Déficit du compte courant en baisse
En 2024, le déficit du compte courant du Liban s’est légèrement réduit à 5,6 milliards de dollars, grâce à la compression des importations, tandis que les transferts de la diaspora, 5 milliards de dollars, ont allégé les pressions financières tout en accentuant la dépendance du pays à ces flux.
Les réserves de change de la BDL, hors or, ont atteint 11,3 milliards de dollars à la mi-2025, soutenues par l’arrêt des interventions coûteuses en devises, la fin des subventions et du financement direct du gouvernement.
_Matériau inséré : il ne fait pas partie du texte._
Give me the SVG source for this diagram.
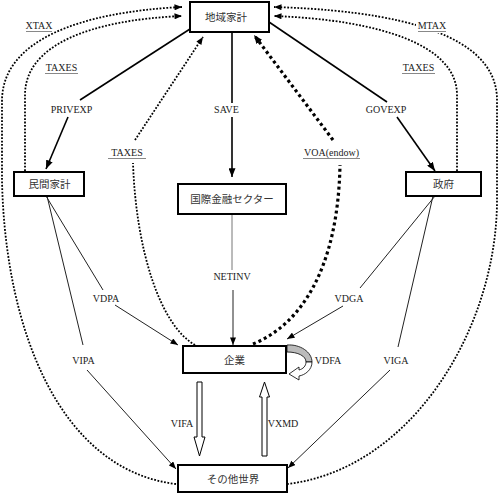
<svg xmlns="http://www.w3.org/2000/svg" width="501" height="495" viewBox="0 0 501 495">
<style>
.box{fill:#fff;stroke:#000;stroke-width:2}
.jp{font-family:"Liberation Serif","Noto Sans CJK JP",serif;font-size:10.5px;fill:#333;text-anchor:middle}
.lb{font-family:"Liberation Serif",serif;font-size:10px;fill:#222;text-anchor:middle}
.thick{fill:none;stroke:#000;stroke-width:1.6}
.thin{fill:none;stroke:#222;stroke-width:1}
.dot{fill:none;stroke:#000;stroke-width:1.8;stroke-dasharray:1.8 1.6}
.hdot{fill:none;stroke:#000;stroke-width:3.2;stroke-dasharray:3 3}
.ul{stroke:#888;stroke-width:1}
.blk{fill:#fff;stroke:#000;stroke-width:1}
</style>
<defs>
<marker id="ah" viewBox="0 0 10 8" refX="10" refY="4" markerWidth="9" markerHeight="7" markerUnits="userSpaceOnUse" orient="auto"><path d="M0,0 L10,4 L0,8 Z" fill="#000"/></marker>
<marker id="ahs" viewBox="0 0 10 8" refX="10" refY="4" markerWidth="8" markerHeight="6" markerUnits="userSpaceOnUse" orient="auto"><path d="M0,0 L10,4 L0,8 Z" fill="#000"/></marker>
</defs>

<g id="connectors">
  <!-- outer dotted XTAX -->
  <path class="dot" d="M176,484 C60,470 5,330 2,180 L2,100 C3,40 80,12 182,7" marker-end="url(#ahs)"/>
  <!-- inner left TAXES -->
  <path class="dot" d="M25,171 L25,95 C25,45 90,20 182,16" marker-end="url(#ahs)"/>
  <!-- outer right MTAX -->
  <path class="dot" d="M287,484 C410,470 497,330 497,200 L497,100 C497,50 440,12 274,7" marker-end="url(#ahs)"/>
  <!-- inner right TAXES -->
  <path class="dot" d="M457,171 L457,95 C457,45 380,20 274,16" marker-end="url(#ahs)"/>
  <!-- middle TAXES from firms -->
  <path class="dot" d="M195,345 C160,325 136,250 133,163"/>
  <path class="dot" d="M135,140 L203,37" marker-end="url(#ahs)"/>
  <!-- VOA(endow) -->
  <path class="hdot" d="M253,344 C300,325 338,270 340,165"/>
  <path class="hdot" d="M333,140 L254,35" marker-end="url(#ah)"/>

  <!-- PRIVEXP -->
  <line class="thick" x1="190" y1="29" x2="80" y2="100"/>
  <line class="thick" x1="68" y1="117" x2="46" y2="169" marker-end="url(#ah)"/>
  <!-- SAVE -->
  <line class="thick" x1="232" y1="32" x2="232" y2="103"/>
  <line class="thick" x1="232" y1="117" x2="232" y2="177" marker-end="url(#ah)"/>
  <!-- GOVEXP -->
  <line class="thick" x1="269" y1="22" x2="387" y2="102"/>
  <line class="thick" x1="397" y1="117" x2="435" y2="171" marker-end="url(#ah)"/>

  <!-- NETINV -->
  <line x1="232" y1="214" x2="232" y2="270" stroke="#777" stroke-width="1"/>
  <line class="thin" x1="233" y1="290" x2="233" y2="345" marker-end="url(#ahs)"/>
  <!-- VDPA -->
  <line class="thin" x1="46" y1="196" x2="103" y2="290"/>
  <line class="thin" x1="115" y1="305" x2="178" y2="345" marker-end="url(#ahs)"/>
  <!-- VIPA -->
  <line class="thin" x1="47" y1="196" x2="83" y2="345"/>
  <line class="thin" x1="87" y1="370" x2="176" y2="469" marker-end="url(#ahs)"/>
  <!-- VDGA -->
  <line class="thin" x1="435" y1="196" x2="360" y2="288"/>
  <line class="thin" x1="343" y1="306" x2="287" y2="339" marker-end="url(#ahs)"/>
  <!-- VIGA -->
  <line class="thin" x1="433" y1="196" x2="398" y2="347"/>
  <line class="thin" x1="390" y1="370" x2="288" y2="468" marker-end="url(#ahs)"/>

  <!-- VIFA block arrow -->
  <polygon class="blk" points="197,382 202,382 202,437 205,437 199.5,456 194,437 197,437"/>
  <!-- VXMD block arrow -->
  <polygon class="blk" points="264.5,382 269.5,397 267,397 267,456 262,456 262,397 259.5,397"/>
  <!-- VDFA curved arrow -->
  <path d="M287,345 C300,344 312,352 312,362 L306,362 C306,356 298,352 287,352 Z" fill="#bbb" stroke="#000" stroke-width="0.8"/>
  <path d="M312,362 C312,370 305,375 299,376 L299,380 L289,374 L299,367 L299,370 C303,369 306,366 306,362 Z" fill="#fff" stroke="#000" stroke-width="0.8"/>

  <!-- labels -->
  <text class="lb" x="39" y="29">XTAX</text><line class="ul" x1="26" y1="31.5" x2="52" y2="31.5"/>
  <text class="lb" x="61.5" y="71">TAXES</text><line class="ul" x1="45" y1="73.5" x2="78" y2="73.5"/>
  <text class="lb" x="71.5" y="113">PRIVEXP</text>
  <text class="lb" x="226.5" y="113">SAVE</text>
  <text class="lb" x="127" y="156">TAXES</text><line class="ul" x1="108" y1="158.5" x2="146" y2="158.5"/>
  <text class="lb" x="331.5" y="156">VOA(endow)</text><line class="ul" x1="303" y1="158.5" x2="360" y2="158.5"/>
  <text class="lb" x="386" y="113">GOVEXP</text>
  <text class="lb" x="418.5" y="71">TAXES</text><line class="ul" x1="402" y1="73.5" x2="435" y2="73.5"/>
  <rect x="416" y="20" width="32" height="13" fill="#fff"/>
  <text class="lb" x="432" y="29">MTAX</text><line class="ul" x1="418" y1="31.5" x2="446" y2="31.5"/>
  <text class="lb" x="232" y="280">NETINV</text>
  <text class="lb" x="106" y="302">VDPA</text>
  <text class="lb" x="83.5" y="364">VIPA</text>
  <text class="lb" x="349" y="302">VDGA</text>
  <text class="lb" x="396" y="364">VIGA</text>
  <text class="lb" x="328" y="364">VDFA</text>
  <text class="lb" x="182" y="427">VIFA</text>
  <text class="lb" x="283" y="427">VXMD</text>
</g>

<g id="regional-household">
  <rect class="box" x="190" y="2" width="79" height="30"/>
  <text class="jp" x="226" y="21">地域家計</text>
</g>
<g id="private-household">
  <rect class="box" x="14" y="172" width="70" height="24"/>
  <text class="jp" x="49.5" y="188">民間家計</text>
</g>
<g id="global-bank">
  <rect class="box" x="178" y="184" width="108" height="30"/>
  <text class="jp" x="232" y="203">国際金融セクター</text>
</g>
<g id="government">
  <rect class="box" x="406" y="172" width="75" height="24"/>
  <text class="jp" x="443.5" y="188">政府</text>
</g>
<g id="firms">
  <rect class="box" x="183" y="346" width="103" height="27"/>
  <text class="jp" x="234.5" y="363.5">企業</text>
</g>
<g id="rest-of-world">
  <rect class="box" x="178" y="465" width="109" height="27"/>
  <text class="jp" x="233" y="482.5">その他世界</text>
</g>
</svg>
Les réserves d’or ont bondi de 41%, à 30,28 milliards de dollars, portées par la hausse des prix mondiaux.
Le Liban et le Gafi
Face au classement du Liban sur la liste grise du Gafi en octobre 2024, la BDL, en coordination avec la Commission spéciale d’enquête, a renforcé les mesures de lutte contre le blanchiment d’argent et le financement du terrorisme (LBC/FT), restauré la confiance dans le système financier et aligné le pays sur les normes internationales.
Sur le plan législatif, le Parlement a réformé la loi sur le secret bancaire et avancé sur la restructuration bancaire ainsi que sur la «loi sur la stabilisation financière et le recouvrement des dépôts».
Selon le rapport macroéconomique de la Banque centrale, malgré des risques politiques et économiques toujours élevés, ces progrès institutionnels et législatifs laissent entrevoir «un tournant possible». Si ces efforts se poursuivent et s’accompagnent de réformes rapides, ils pourraient poser les bases «d’une reprise plus durable et inclusive».